Spring is upon us and many couples are looking to buy their first home together. While taking your relationship to the next level is exciting, it’s important to know your rights when it comes to investing in a property with your spouse, fiancée or significant other.
Your rights and obligations are dependent on a number of factors, including your relationship status, whether you are listed on the title of the home, and the overall financial contributions you make towards family expenses.
Title is everything!
When it comes to homeowner rights, your title or claim of ownership on a home is important. If couples put down different amounts of money towards their down payment, they have to decide if a 50-50 title or a title reflective of their disproportionate contributions makes sense. If things don’t work out in the future, there are major differences when it comes to owning the home equally or in proportion to your respective contribution. Here are some of those differences outlined by relationship status:
The Family Law Act (“FLA”) governs your financial marital issues if there is a relationship breakdown. Under this act, the matrimonial home is taken very seriously and there are several rights that are designed to protect the non-titled spouse. For example:
- The owner cannot take on a mortgage without the consent of the non-owner; the consent of the non-owner is also required to sell the home.
- If there is a separation, the home will be part of the common properties that will be divided as part of the overall equalization payment of all of their assets.
- If there is a separation, the owner cannot force the non-owner to leave. They have to work it out or obtain a court order.
A word of caution for couples that are planning on living in a home they bought prior to getting married: The FLA does not provide a credit back to the owner for the pre-marriage value of the matrimonial home. This means that upon separation, the entire value of the matrimonial home (even if the down payment was invested before the marriage) will be divided equally unless you have a pre-nup agreement that says otherwise.
Common law couples
If you are living together but are not married, you are not subjected to the FLA. If there is a separation, the home will most likely be divided according to the proportion reflected in the title, rather than by how much each person invested into the property (via down payment or monthly payments).

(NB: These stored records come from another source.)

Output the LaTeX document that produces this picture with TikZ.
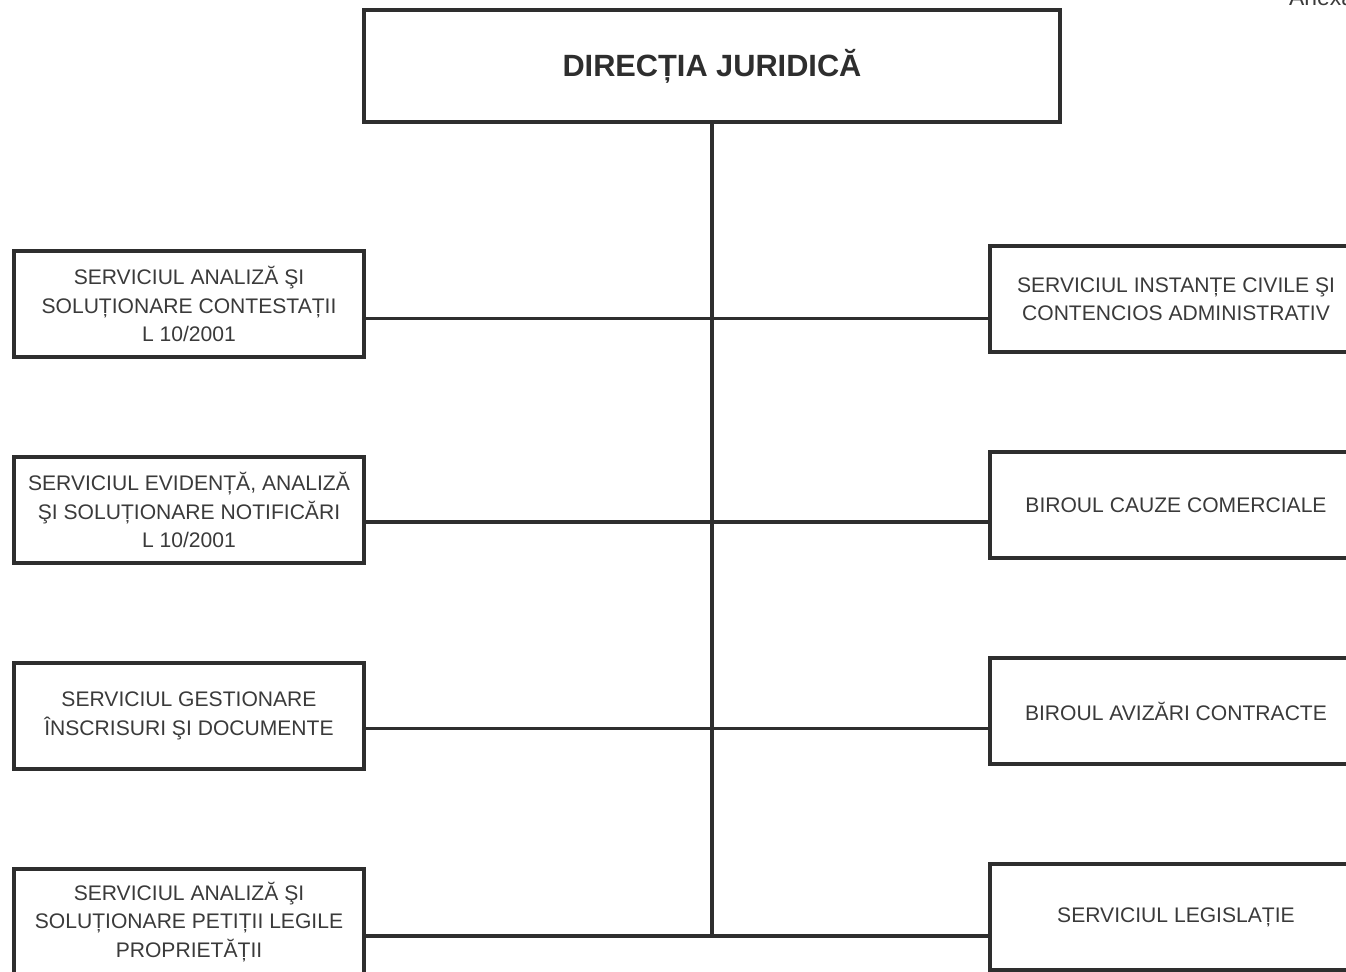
\documentclass[tikz,border=0pt]{standalone}
\usepackage{fontspec}
\setmainfont{Liberation Sans}
\usepackage{tikz}
\usetikzlibrary{positioning}

\definecolor{ink}{HTML}{2E2E2E}
\definecolor{inktext}{HTML}{3A3A3A}

\tikzset{
  unit/.style={draw=ink, line width=2pt, outer sep=0pt, align=center,
    minimum width=7cm, minimum height=2.12cm, text=inktext,
    font=\fontsize{12}{16.2}\selectfont},
  rightunit/.style={unit, minimum width=7.44cm},
  head/.style={unit, minimum width=13.92cm, minimum height=2.24cm, text=ink,
    font=\fontsize{17.5}{21}\selectfont\bfseries},
  link/.style={draw=ink, line width=2pt}
}

\begin{document}
\begin{tikzpicture}
   \useasboundingbox (0,0) rectangle (26.92,-19.44);
   \node[anchor=base west, text=inktext, font=\fontsize{13}{15}\selectfont] (anexa) at (25.66,-0.12) {Anexa};
   \node[head] (dj) at (14.24,-1.32) {DIRECȚIA JURIDICĂ};
   % left column
   \node[unit] (sc) at (3.78,-6.08) {SERVICIUL ANALIZĂ ŞI\\SOLUȚIONARE CONTESTAȚII\\L 10/2001};
   \node[unit] (sn) [below=2cm of sc] {SERVICIUL EVIDENȚĂ, ANALIZĂ\\ŞI SOLUȚIONARE NOTIFICĂRI\\L 10/2001};
   \node[unit] (sg) [below=2cm of sn] {SERVICIUL GESTIONARE\\ÎNSCRISURI ŞI DOCUMENTE};
   \node[unit] (sp) [below=2cm of sg] {SERVICIUL ANALIZĂ ŞI\\SOLUȚIONARE PETIȚII LEGILE\\PROPRIETĂȚII};
   % right column
   \node[rightunit] (si) at (23.52,-5.98) {SERVICIUL INSTANȚE CIVILE ŞI\\CONTENCIOS ADMINISTRATIV};
   \node[rightunit] (bc) [below=2cm of si] {BIROUL CAUZE COMERCIALE};
   \node[rightunit] (ba) [below=2cm of bc] {BIROUL AVIZĂRI CONTRACTE};
   \node[rightunit] (sl) [below=2cm of ba] {SERVICIUL LEGISLAȚIE};
   % joints on the trunk
   \coordinate (j1) at (14.24,-6.37);
   \coordinate (j2) at (14.24,-10.44);
   \coordinate (j3) at (14.24,-14.57);
   \coordinate (j4) at (14.24,-18.72);
   \draw[link] (dj.south) -- (j4);
   \draw[link] (sc.east |- j1) -- (j1) -- (si.west |- j1);
   \draw[link] (sn.east |- j2) -- (j2) -- (bc.west |- j2);
   \draw[link] (sg.east |- j3) -- (j3) -- (ba.west |- j3);
   \draw[link] (sp.east |- j4) -- (j4) -- (sl.west |- j4);
\end{tikzpicture}
\end{document}
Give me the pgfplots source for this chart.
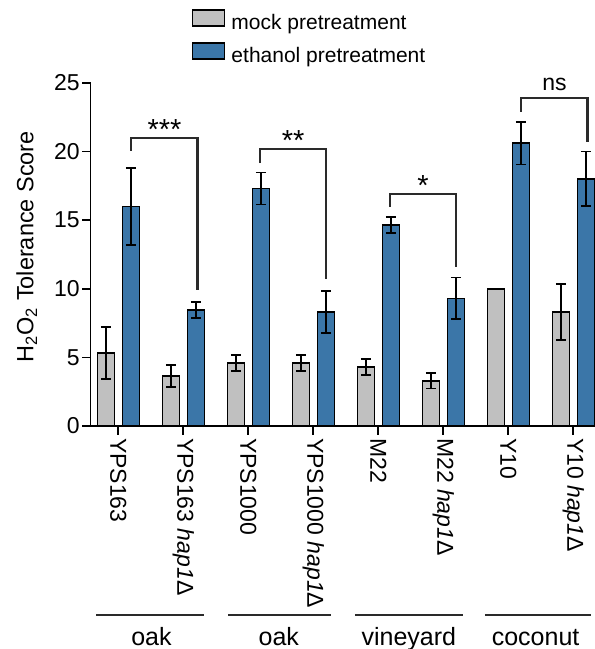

It’s important to consider the arrangement of shared payments when it comes to common law couples. There are cases where one individual will make most or all of the mortgage payments and the other will pay for intangible expenses such as food and trips. The individual who makes payments towards the mortgage may be able to show that they contributed more towards the equity of the home, when in reality both contributed greatly to all of the family expenses.
This is a very complicated area of the law; we encourage you to speak to a family law lawyer before buying a home with someone.